Charles Bridge: Jan Nepomuk
The baroque statues for which Charles Bridge is rightly famous are not arranged according to any predetermined plan. They were erected individually over many decades, part of the programme of recatholicization after the Thirty Years’ War. The choice of subject is therefore somewhat eclectic: well-known figures such as John the Baptist and Saint Augustine rub shoulders with names more familiar to a local audience, such as Saint Ludmila and Saint Wenceslas. But of all the statues who cast their gaze over the milling crowds of tourists and daytrippers, none is more celebrated by Czechs than that of Jan Nepomuk.
Jan of Pomuk was vicar-general of Saint Giles’s church in Prague’s Old Town, a position awarded to him in 1393 by Jan of Jenštejn, archbishop of Prague. It was not a position he would hold for long. A dispute arose concerning King Wenceslas IV’s preferred candidate to take over the Benedictine abbey of Kladruby. In rejecting Wenceslas’s politically-motivated choice of abbot, Jan of Jenštejn effectively sealed his own resignation. But the unfortunate Jan Nepomuk, who supported the archbishop, was tortured, killed, and thrown off the bridge on the orders of the king.
A colourful piece of Catholic revisionism tells a different tale, in which the saintly Jan was hurled from the parapet while still alive, having refused to repeat to the king what the queen had revealed in the privacy of the confessional. In this version of the story, at the very moment when Nepomuk’s body slipped below the icy waters of the Vltava, five stars (one for each of the wounds of Christ) were seen to hover over his head.

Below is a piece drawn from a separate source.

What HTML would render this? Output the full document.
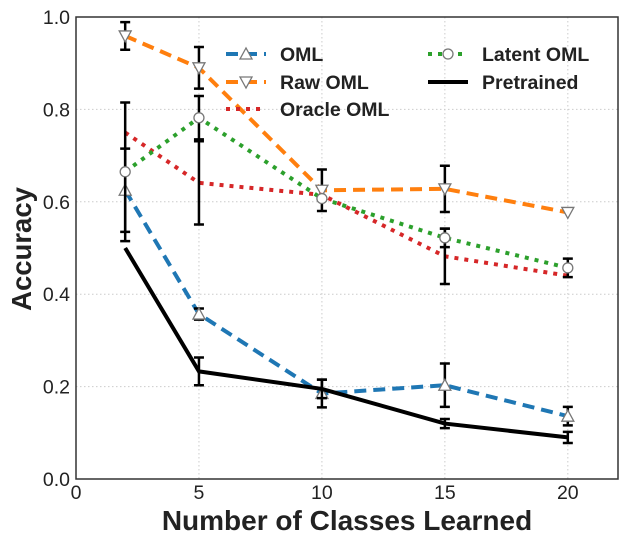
<!DOCTYPE html>
<html><head><meta charset="utf-8"><style>
body{margin:0;background:#fff;}
svg{display:block;font-family:"Liberation Sans",sans-serif;}
</style></head><body>
<svg id="chart" width="628" height="544" viewBox="0 0 628 544" xmlns="http://www.w3.org/2000/svg">
<g id="grid"></g>
<g id="series"></g>
<rect x="76" y="17" width="542" height="462" fill="none" stroke="#333" stroke-width="1.5"/>
<g id="ticks"></g>
<text x="347" y="530" text-anchor="middle" font-size="28" font-weight="bold" fill="#222">Number of Classes Learned</text>
<text transform="translate(31,249) rotate(-90)" text-anchor="middle" font-size="27.5" font-weight="bold" fill="#222">Accuracy</text>
<g id="legend"></g>
</svg>
<script>
const xs=[2,5,10,15,20];
const omlVals=[0.625,0.357,0.185,0.203,0.136];
const omlErr=[0.09,0.012,0.03,0.047,0.02];
const rawVals=[0.959,0.89,0.625,0.628,0.577];
const rawErr=[0.03,0.045,0.045,0.05,0];
const oracleVals=[0.75,0.641,0.615,0.482,0.44];
const oracleErr=[0,0.09,0,0.06,0];
const latentVals=[0.665,0.782,0.607,0.522,0.457];
const latentErr=[0.15,0.047,0,0.02,0.02];
const pretVals=[0.5,0.233,0.195,0.12,0.09];
const pretErr=[0,0.03,0.02,0.01,0.012];
const xTicks=[0,5,10,15,20];
const yTicks=[0,0.2,0.4,0.6,0.8,1.0];
const yTickLabels=["0.0","0.2","0.4","0.6","0.8","1.0"];

const X=v=>76+v*(541/22), Y=v=>479-v*462;
const NS="http://www.w3.org/2000/svg";
function mk(tag,attrs,parent){const e=document.createElementNS(NS,tag);for(const k in attrs)e.setAttribute(k,attrs[k]);parent.appendChild(e);return e;}
const grid=document.getElementById('grid'),ticks=document.getElementById('ticks'),ser=document.getElementById('series'),leg=document.getElementById('legend');
xTicks.forEach(t=>{
 const l=mk('line',{x1:X(t),x2:X(t),y1:17,y2:479,stroke:'#ccc','stroke-width':1,'stroke-dasharray':'1.5,2.5'},grid);
 
 
 const tx=mk('text',{x:X(t),y:499,'text-anchor':'middle','font-size':19.5,fill:'#222'},ticks);tx.textContent=t;
 
 
});
yTicks.forEach((t,i)=>{
 const l=mk('line',{x1:76,x2:618,y1:Y(t),y2:Y(t),stroke:'#ccc','stroke-width':1,'stroke-dasharray':'1.5,2.5'},grid);
 
 
 const tx=mk('text',{x:70,y:Y(t)+7,'text-anchor':'end','font-size':19.5,fill:'#222'},ticks);tx.textContent=yTickLabels[i];
 
 
});
const series=[
 {name:'oml',vals:omlVals,err:omlErr,color:'#1f77b4',dash:'12,7',marker:'up'},
 {name:'raw-oml',vals:rawVals,err:rawErr,color:'#ff7f0e',dash:'12,7',marker:'down'},
 {name:'oracle-oml',vals:oracleVals,err:oracleErr,color:'#d62728',dash:'4,6',marker:null},
 {name:'latent-oml',vals:latentVals,err:latentErr,color:'#2ca02c',dash:'4,6',marker:'circle'},
 {name:'pretrained',vals:pretVals,err:pretErr,color:'#000',dash:null,marker:null}
];
function marker(type,x,y,p){
 let m;
 if(type==='up')m=mk('polygon',{points:`${x},${y-6} ${x-6},${y+5} ${x+6},${y+5}`,fill:'#fff',stroke:'#777','stroke-width':1.3},p);
 else if(type==='down')m=mk('polygon',{points:`${x},${y+6} ${x-6},${y-5} ${x+6},${y-5}`,fill:'#fff',stroke:'#777','stroke-width':1.3},p);
 else m=mk('circle',{cx:x,cy:y,r:5,fill:'#fff',stroke:'#777','stroke-width':1.3},p);
 return m;
}
series.forEach(s=>{
 const g=mk('g',{},ser);
 
 
 const pts=xs.map((x,i)=>X(x)+','+Y(s.vals[i])).join(' ');
 const a={points:pts,fill:'none',stroke:s.color,'stroke-width':4};
 if(s.dash)a['stroke-dasharray']=s.dash;
 const pl=mk('polyline',a,g);
 
 
 xs.forEach((x,i)=>{
  const e=s.err[i];
  if(e>0){
   const cx=X(x),y1=Y(s.vals[i]-e),y2=Y(s.vals[i]+e);
   const eb=mk('path',{d:`M${cx},${y1}V${y2}M${cx-5},${y1}H${cx+5}M${cx-5},${y2}H${cx+5}`,stroke:'#000','stroke-width':2.5,fill:'none'},g);
   
   
  }
 });
 if(s.marker)xs.forEach((x,i)=>{
  const m=marker(s.marker,X(x),Y(s.vals[i]),g);
  
  
 });
});
const legItems=[
 {label:'OML',s:series[0],x:226,y:54},
 {label:'Raw OML',s:series[1],x:226,y:82},
 {label:'Oracle OML',s:series[2],x:226,y:109},
 {label:'Latent OML',s:series[3],x:428,y:54},
 {label:'Pretrained',s:series[4],x:428,y:82}
];
legItems.forEach(it=>{
 const g=mk('g',{},leg);
 
 
 const a={x1:it.x,x2:it.x+40,y1:it.y,y2:it.y,stroke:it.s.color,'stroke-width':4};
 if(it.s.dash)a['stroke-dasharray']=it.s.dash;
 mk('line',a,g);
 if(it.s.marker)marker(it.s.marker,it.x+20,it.y,g);
 const t=mk('text',{x:it.x+54,y:it.y+7,'font-size':19.5,'font-weight':'bold',fill:'#222'},g);
 t.textContent=it.label;
});
</script>
</body></html>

Three hundred years later, in 1683, this statue was erected near the spot where the infamous ‘depontification’ occurred. In the intervening years, Nepomuk’s act of resistance — or martyrdom, depending on your viewpoint — had already turned him into a popular folk-hero: copies of the statue are consequently to be found in nearly every Czech village. Yet it was not until 1729 that he was elevated to the sainthood, almost certainly to provide a counterbalance to the cult of the legendary protestant preacher Jan Hus.
Based on a design by Matthias Rauchmüller, the original statue was made by Jan Brokoff, father of a famous dynasty of Prague sculptors, and cast in bronze by Wolf Herold of Nuremberg. One of Brokoff’s two sons, Ferdinand, went on to create seven further statues on the Charles Bridge (one of them in collaboration with his brother Michael). Jan Brokoff himself created four statues for the bridge, of which his Nepomuk is the sole survivor.